• **Directions**: Repeat the records verbatim and leave the pictures out of your copy.

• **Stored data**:
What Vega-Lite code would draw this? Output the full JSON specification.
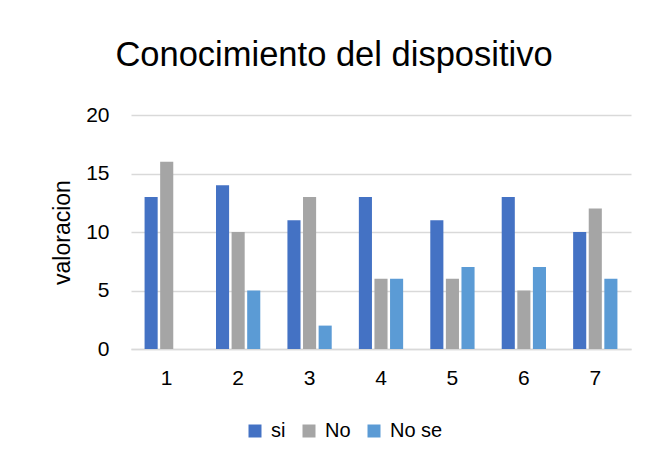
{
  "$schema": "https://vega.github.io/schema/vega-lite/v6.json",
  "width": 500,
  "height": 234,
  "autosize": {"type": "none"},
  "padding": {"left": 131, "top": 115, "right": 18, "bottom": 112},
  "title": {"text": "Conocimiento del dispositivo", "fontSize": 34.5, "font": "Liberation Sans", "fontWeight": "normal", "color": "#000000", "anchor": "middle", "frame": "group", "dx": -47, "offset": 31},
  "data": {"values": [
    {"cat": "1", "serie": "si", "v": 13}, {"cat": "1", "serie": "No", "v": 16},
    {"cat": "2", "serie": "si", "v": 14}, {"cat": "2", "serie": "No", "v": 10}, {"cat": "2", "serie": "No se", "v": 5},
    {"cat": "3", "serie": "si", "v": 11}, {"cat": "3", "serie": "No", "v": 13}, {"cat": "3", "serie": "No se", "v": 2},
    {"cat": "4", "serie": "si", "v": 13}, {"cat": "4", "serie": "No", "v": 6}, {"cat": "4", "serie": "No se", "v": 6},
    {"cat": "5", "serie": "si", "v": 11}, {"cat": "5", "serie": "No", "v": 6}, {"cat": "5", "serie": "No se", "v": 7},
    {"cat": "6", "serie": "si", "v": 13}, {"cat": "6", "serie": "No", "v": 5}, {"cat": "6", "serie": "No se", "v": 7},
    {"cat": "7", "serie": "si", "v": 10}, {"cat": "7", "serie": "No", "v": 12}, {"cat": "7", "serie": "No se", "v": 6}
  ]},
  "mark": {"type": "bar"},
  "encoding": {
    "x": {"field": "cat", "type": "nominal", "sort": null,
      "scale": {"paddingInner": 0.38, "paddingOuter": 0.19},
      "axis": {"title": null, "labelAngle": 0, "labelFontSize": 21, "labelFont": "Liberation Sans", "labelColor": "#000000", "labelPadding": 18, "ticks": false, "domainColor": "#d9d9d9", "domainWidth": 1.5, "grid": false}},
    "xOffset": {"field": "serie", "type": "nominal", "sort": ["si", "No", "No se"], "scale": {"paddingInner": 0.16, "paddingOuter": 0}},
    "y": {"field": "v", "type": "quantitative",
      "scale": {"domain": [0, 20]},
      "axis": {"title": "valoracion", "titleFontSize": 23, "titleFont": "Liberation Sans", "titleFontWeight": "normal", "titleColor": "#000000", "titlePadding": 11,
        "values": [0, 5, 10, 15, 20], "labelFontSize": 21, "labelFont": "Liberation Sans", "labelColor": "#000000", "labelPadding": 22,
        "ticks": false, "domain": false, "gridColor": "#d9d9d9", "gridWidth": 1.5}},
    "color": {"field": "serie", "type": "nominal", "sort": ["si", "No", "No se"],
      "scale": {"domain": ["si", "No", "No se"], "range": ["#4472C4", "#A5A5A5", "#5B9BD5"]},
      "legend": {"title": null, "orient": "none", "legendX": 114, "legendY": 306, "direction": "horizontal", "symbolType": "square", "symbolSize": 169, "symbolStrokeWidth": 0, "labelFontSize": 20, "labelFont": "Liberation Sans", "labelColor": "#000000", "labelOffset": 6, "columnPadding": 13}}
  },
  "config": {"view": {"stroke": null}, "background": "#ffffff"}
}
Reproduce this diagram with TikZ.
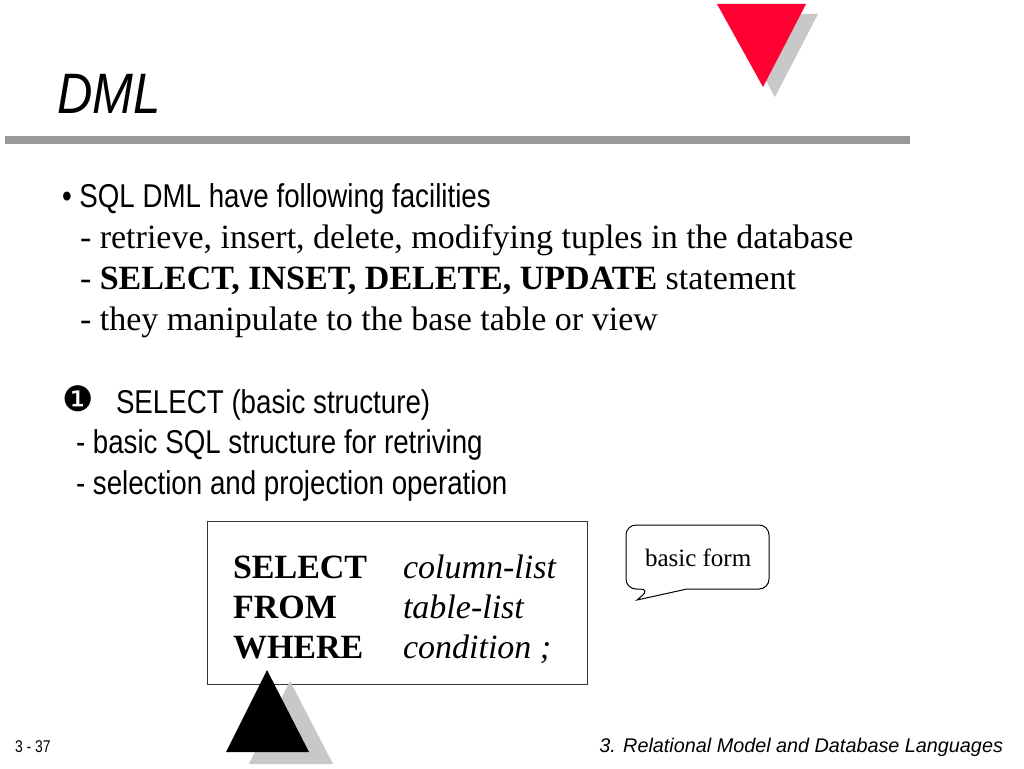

• **Task solution**:
What Vega-Lite code would draw this? Output the full JSON specification.
{
  "$schema": "https://vega.github.io/schema/vega-lite/v6.json",
  "width": 500,
  "height": 234,
  "autosize": {"type": "none"},
  "padding": {"left": 131, "top": 115, "right": 18, "bottom": 112},
  "title": {"text": "Conocimiento del dispositivo", "fontSize": 34.5, "font": "Liberation Sans", "fontWeight": "normal", "color": "#000000", "anchor": "middle", "frame": "group", "dx": -47, "offset": 31},
  "data": {"values": [
    {"cat": "1", "serie": "si", "v": 13}, {"cat": "1", "serie": "No", "v": 16},
    {"cat": "2", "serie": "si", "v": 14}, {"cat": "2", "serie": "No", "v": 10}, {"cat": "2", "serie": "No se", "v": 5},
    {"cat": "3", "serie": "si", "v": 11}, {"cat": "3", "serie": "No", "v": 13}, {"cat": "3", "serie": "No se", "v": 2},
    {"cat": "4", "serie": "si", "v": 13}, {"cat": "4", "serie": "No", "v": 6}, {"cat": "4", "serie": "No se", "v": 6},
    {"cat": "5", "serie": "si", "v": 11}, {"cat": "5", "serie": "No", "v": 6}, {"cat": "5", "serie": "No se", "v": 7},
    {"cat": "6", "serie": "si", "v": 13}, {"cat": "6", "serie": "No", "v": 5}, {"cat": "6", "serie": "No se", "v": 7},
    {"cat": "7", "serie": "si", "v": 10}, {"cat": "7", "serie": "No", "v": 12}, {"cat": "7", "serie": "No se", "v": 6}
  ]},
  "mark": {"type": "bar"},
  "encoding": {
    "x": {"field": "cat", "type": "nominal", "sort": null,
      "scale": {"paddingInner": 0.38, "paddingOuter": 0.19},
      "axis": {"title": null, "labelAngle": 0, "labelFontSize": 21, "labelFont": "Liberation Sans", "labelColor": "#000000", "labelPadding": 18, "ticks": false, "domainColor": "#d9d9d9", "domainWidth": 1.5, "grid": false}},
    "xOffset": {"field": "serie", "type": "nominal", "sort": ["si", "No", "No se"], "scale": {"paddingInner": 0.16, "paddingOuter": 0}},
    "y": {"field": "v", "type": "quantitative",
      "scale": {"domain": [0, 20]},
      "axis": {"title": "valoracion", "titleFontSize": 23, "titleFont": "Liberation Sans", "titleFontWeight": "normal", "titleColor": "#000000", "titlePadding": 11,
        "values": [0, 5, 10, 15, 20], "labelFontSize": 21, "labelFont": "Liberation Sans", "labelColor": "#000000", "labelPadding": 22,
        "ticks": false, "domain": false, "gridColor": "#d9d9d9", "gridWidth": 1.5}},
    "color": {"field": "serie", "type": "nominal", "sort": ["si", "No", "No se"],
      "scale": {"domain": ["si", "No", "No se"], "range": ["#4472C4", "#A5A5A5", "#5B9BD5"]},
      "legend": {"title": null, "orient": "none", "legendX": 114, "legendY": 306, "direction": "horizontal", "symbolType": "square", "symbolSize": 169, "symbolStrokeWidth": 0, "labelFontSize": 20, "labelFont": "Liberation Sans", "labelColor": "#000000", "labelOffset": 6, "columnPadding": 13}}
  },
  "config": {"view": {"stroke": null}, "background": "#ffffff"}
}
Reproduce this diagram with TikZ.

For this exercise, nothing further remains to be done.